Mexico Unveils Tribute To Mormon Massacre Victims
Mexico President Andres Manuel Lopez Obrador on Thursday inaugurated a monument in honor of nine Mormon women and children killed in a massacre last year in the country's north.
Lopez Obrador promised to punish those responsible for the murders as he unveiled a statue paying tribute to the victims in Bavispe in Sonora state.
"This memorial will be a permanent tribute to the victims... We have arrested those responsible for this crime and we're going to keep going until the whole truth is known and justice served," Lopez Obrador told members of the Mormon community present.
The three women and six children from a breakaway Mormon community with dual US-Mexican nationality were on a remote road in a lawless region between the states of Chihuahua and Sonora when gunmen attacked their cars, a crime that sparked outrage on both sides of the border.
The government has arrested 17 people but has more than 15 outstanding arrest warrants and believes more than 40 people took part in the attack.
Authorities believe the attack was the result of a mistake between drug-trafficking groups in the area.

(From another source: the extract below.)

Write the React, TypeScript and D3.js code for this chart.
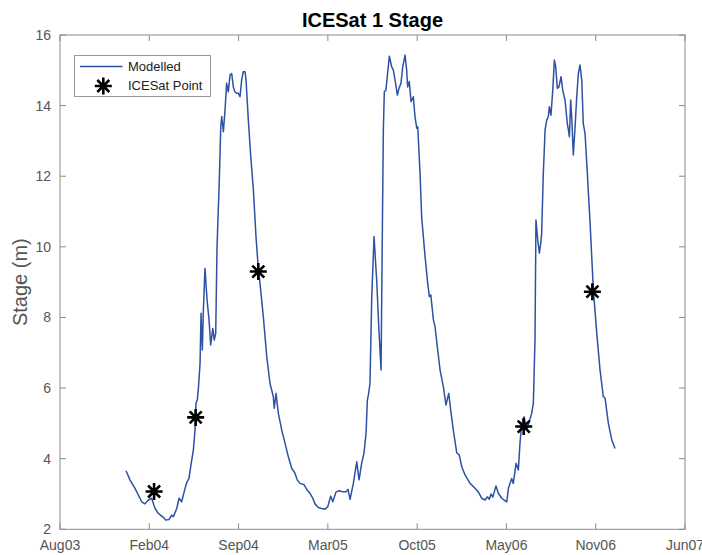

But the killings increased the pressure on the government to show it was doing more to tackle brutal violence by drug cartels.
Mormon families of US origin that settled in the north of Mexico at the end of the 19th century have been critical of Lopez Obrador over the massacre.
There have also been protests in the US while President Donald Trump threatened to designate Mexican drug cartels as terror groups, leading to fears of Washington meddling in Mexican affairs.
Lopez Obrador defended Trump, though, saying he had "always been very respectful of our sovereignty."
Since December 2006 when the Mexican government launched an anti-drug operation, there have been more than 300,000 violent deaths, the majority linked to criminal gangs, according to official figures.